Task requirements >> From the line with "Recreate this image" to the line with "const toPoints = (arr)", both included, repeat each line exactly and leave out the pictures.

Recorded data >>
"""
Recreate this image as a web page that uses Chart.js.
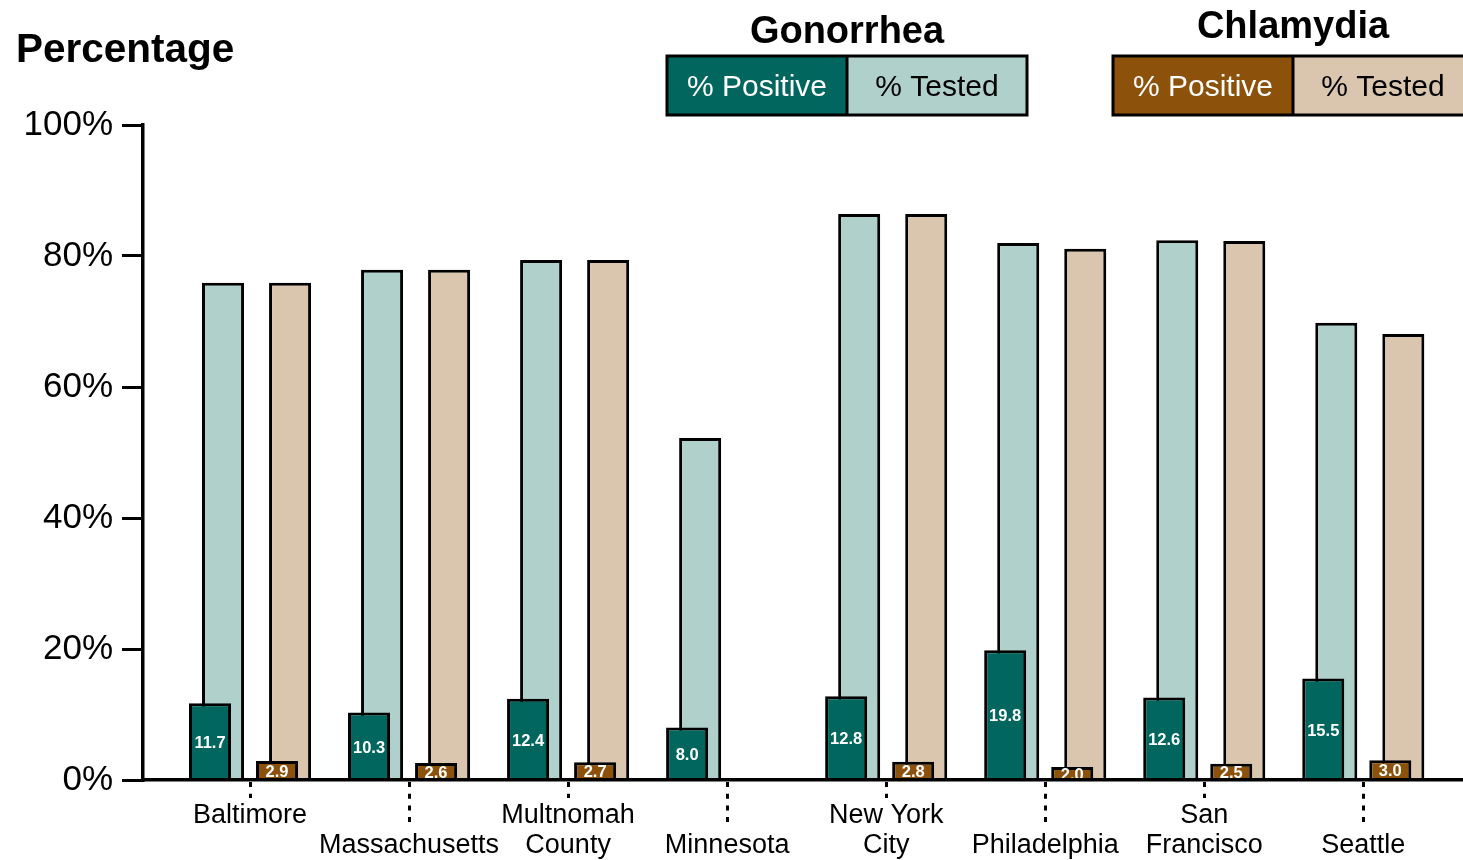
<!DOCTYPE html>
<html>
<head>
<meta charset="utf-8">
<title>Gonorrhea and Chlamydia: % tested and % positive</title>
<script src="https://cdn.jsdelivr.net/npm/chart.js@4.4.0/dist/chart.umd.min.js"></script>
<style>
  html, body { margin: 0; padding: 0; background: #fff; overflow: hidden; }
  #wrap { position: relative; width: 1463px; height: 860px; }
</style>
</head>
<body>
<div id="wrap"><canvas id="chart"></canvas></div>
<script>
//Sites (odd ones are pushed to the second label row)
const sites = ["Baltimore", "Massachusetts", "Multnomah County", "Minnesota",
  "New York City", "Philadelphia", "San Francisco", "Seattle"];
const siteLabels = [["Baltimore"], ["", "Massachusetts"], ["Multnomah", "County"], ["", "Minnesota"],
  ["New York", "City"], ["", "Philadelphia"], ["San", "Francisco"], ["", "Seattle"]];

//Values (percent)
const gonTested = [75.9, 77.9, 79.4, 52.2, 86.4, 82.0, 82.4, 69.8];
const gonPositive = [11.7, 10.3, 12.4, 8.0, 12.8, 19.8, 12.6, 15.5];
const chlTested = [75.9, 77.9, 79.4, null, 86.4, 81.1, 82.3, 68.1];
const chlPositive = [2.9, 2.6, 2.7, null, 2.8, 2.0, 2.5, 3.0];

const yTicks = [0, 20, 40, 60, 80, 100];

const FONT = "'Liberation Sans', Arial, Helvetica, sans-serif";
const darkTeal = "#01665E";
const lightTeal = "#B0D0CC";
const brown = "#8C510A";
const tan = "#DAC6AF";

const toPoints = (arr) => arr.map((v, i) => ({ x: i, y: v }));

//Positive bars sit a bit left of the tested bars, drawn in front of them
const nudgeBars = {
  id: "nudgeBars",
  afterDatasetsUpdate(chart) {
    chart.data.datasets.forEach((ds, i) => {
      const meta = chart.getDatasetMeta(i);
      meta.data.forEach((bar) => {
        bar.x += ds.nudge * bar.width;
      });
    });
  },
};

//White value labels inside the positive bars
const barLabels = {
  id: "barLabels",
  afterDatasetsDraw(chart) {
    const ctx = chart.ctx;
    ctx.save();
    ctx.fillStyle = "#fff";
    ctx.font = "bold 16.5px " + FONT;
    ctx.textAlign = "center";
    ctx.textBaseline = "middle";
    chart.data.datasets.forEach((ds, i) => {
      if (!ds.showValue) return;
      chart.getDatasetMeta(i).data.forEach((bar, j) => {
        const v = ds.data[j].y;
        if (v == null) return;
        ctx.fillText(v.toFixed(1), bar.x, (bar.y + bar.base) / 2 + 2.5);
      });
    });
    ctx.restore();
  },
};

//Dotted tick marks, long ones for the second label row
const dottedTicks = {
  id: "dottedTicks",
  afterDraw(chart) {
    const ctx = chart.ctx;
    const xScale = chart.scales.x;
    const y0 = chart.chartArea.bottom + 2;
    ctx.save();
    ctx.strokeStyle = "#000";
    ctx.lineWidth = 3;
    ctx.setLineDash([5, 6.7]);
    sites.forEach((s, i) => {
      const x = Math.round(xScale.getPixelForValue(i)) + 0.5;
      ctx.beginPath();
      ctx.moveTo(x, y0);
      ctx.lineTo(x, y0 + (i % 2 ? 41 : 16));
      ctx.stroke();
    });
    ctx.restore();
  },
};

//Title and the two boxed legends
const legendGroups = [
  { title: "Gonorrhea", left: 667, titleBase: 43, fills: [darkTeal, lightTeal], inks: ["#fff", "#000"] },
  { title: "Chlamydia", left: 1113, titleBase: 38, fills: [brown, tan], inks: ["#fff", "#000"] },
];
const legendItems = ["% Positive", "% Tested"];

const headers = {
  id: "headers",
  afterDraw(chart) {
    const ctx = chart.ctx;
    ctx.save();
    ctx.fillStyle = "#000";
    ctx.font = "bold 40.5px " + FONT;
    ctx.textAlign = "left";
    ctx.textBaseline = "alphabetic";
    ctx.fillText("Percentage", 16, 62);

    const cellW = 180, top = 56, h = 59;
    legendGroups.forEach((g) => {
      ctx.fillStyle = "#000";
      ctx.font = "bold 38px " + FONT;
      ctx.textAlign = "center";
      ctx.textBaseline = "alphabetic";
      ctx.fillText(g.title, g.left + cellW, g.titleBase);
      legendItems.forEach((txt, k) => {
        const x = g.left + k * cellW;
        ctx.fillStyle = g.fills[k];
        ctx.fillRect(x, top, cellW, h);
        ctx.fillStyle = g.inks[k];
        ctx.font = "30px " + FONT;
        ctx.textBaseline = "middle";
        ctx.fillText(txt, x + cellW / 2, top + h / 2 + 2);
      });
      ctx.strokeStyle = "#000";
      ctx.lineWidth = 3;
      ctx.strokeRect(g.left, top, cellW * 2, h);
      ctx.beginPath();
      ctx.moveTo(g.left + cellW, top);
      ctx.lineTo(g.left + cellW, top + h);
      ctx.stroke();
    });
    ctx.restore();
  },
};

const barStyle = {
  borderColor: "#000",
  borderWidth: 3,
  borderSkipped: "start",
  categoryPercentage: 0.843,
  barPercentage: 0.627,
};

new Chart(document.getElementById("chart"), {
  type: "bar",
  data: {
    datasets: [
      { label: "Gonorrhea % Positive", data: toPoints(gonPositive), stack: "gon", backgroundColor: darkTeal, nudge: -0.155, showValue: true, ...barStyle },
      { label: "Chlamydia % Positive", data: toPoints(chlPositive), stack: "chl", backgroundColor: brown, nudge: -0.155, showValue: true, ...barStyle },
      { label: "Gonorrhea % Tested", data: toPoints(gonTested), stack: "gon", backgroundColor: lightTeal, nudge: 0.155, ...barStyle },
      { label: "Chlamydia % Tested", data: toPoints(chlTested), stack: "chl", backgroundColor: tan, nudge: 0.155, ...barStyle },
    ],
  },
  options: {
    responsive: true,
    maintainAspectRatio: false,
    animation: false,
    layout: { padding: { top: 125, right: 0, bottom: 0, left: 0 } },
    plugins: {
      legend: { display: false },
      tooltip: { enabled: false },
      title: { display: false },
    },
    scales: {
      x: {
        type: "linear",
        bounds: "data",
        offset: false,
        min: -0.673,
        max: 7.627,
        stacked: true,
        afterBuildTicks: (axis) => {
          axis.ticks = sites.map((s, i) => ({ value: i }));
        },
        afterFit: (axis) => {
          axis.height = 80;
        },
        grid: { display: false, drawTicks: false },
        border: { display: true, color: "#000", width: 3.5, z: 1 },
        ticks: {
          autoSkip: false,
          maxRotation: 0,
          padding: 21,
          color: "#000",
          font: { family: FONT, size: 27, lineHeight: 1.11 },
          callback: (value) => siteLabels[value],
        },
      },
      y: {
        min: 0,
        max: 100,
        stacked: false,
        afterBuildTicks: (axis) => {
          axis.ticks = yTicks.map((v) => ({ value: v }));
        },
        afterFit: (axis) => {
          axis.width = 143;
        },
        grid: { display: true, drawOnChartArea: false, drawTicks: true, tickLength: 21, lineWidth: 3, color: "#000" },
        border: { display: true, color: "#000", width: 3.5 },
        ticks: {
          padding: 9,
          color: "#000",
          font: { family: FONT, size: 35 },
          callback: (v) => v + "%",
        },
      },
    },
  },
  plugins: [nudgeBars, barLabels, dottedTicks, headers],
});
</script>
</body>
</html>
"""
"""
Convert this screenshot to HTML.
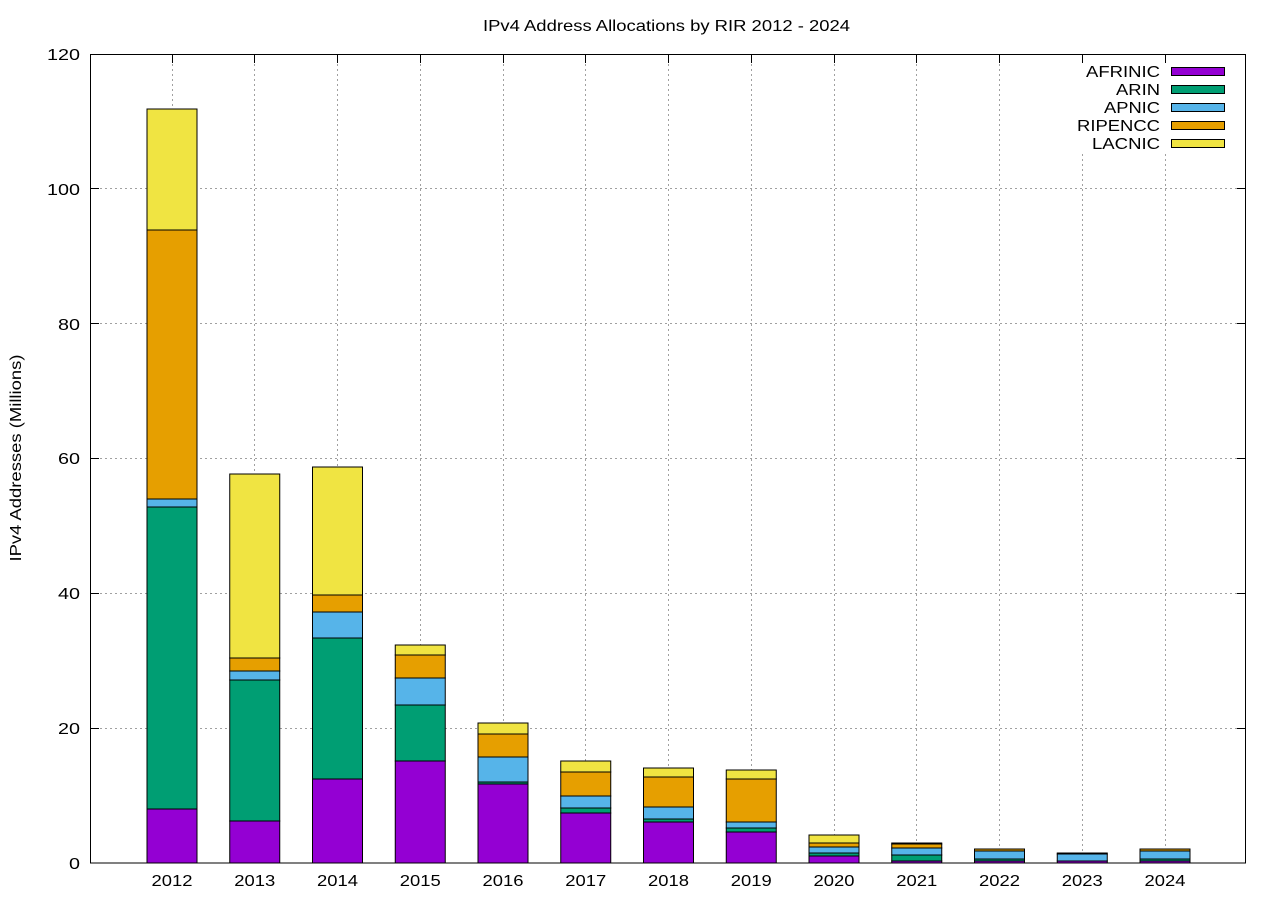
"""
Task result >>
Recreate this image as a web page that uses Chart.js.
<!DOCTYPE html>
<html>
<head>
<meta charset="utf-8">
<title>Gonorrhea and Chlamydia: % tested and % positive</title>
<script src="https://cdn.jsdelivr.net/npm/chart.js@4.4.0/dist/chart.umd.min.js"></script>
<style>
  html, body { margin: 0; padding: 0; background: #fff; overflow: hidden; }
  #wrap { position: relative; width: 1463px; height: 860px; }
</style>
</head>
<body>
<div id="wrap"><canvas id="chart"></canvas></div>
<script>
//Sites (odd ones are pushed to the second label row)
const sites = ["Baltimore", "Massachusetts", "Multnomah County", "Minnesota",
  "New York City", "Philadelphia", "San Francisco", "Seattle"];
const siteLabels = [["Baltimore"], ["", "Massachusetts"], ["Multnomah", "County"], ["", "Minnesota"],
  ["New York", "City"], ["", "Philadelphia"], ["San", "Francisco"], ["", "Seattle"]];

//Values (percent)
const gonTested = [75.9, 77.9, 79.4, 52.2, 86.4, 82.0, 82.4, 69.8];
const gonPositive = [11.7, 10.3, 12.4, 8.0, 12.8, 19.8, 12.6, 15.5];
const chlTested = [75.9, 77.9, 79.4, null, 86.4, 81.1, 82.3, 68.1];
const chlPositive = [2.9, 2.6, 2.7, null, 2.8, 2.0, 2.5, 3.0];

const yTicks = [0, 20, 40, 60, 80, 100];

const FONT = "'Liberation Sans', Arial, Helvetica, sans-serif";
const darkTeal = "#01665E";
const lightTeal = "#B0D0CC";
const brown = "#8C510A";
const tan = "#DAC6AF";

const toPoints = (arr) => arr.map((v, i) => ({ x: i, y: v }));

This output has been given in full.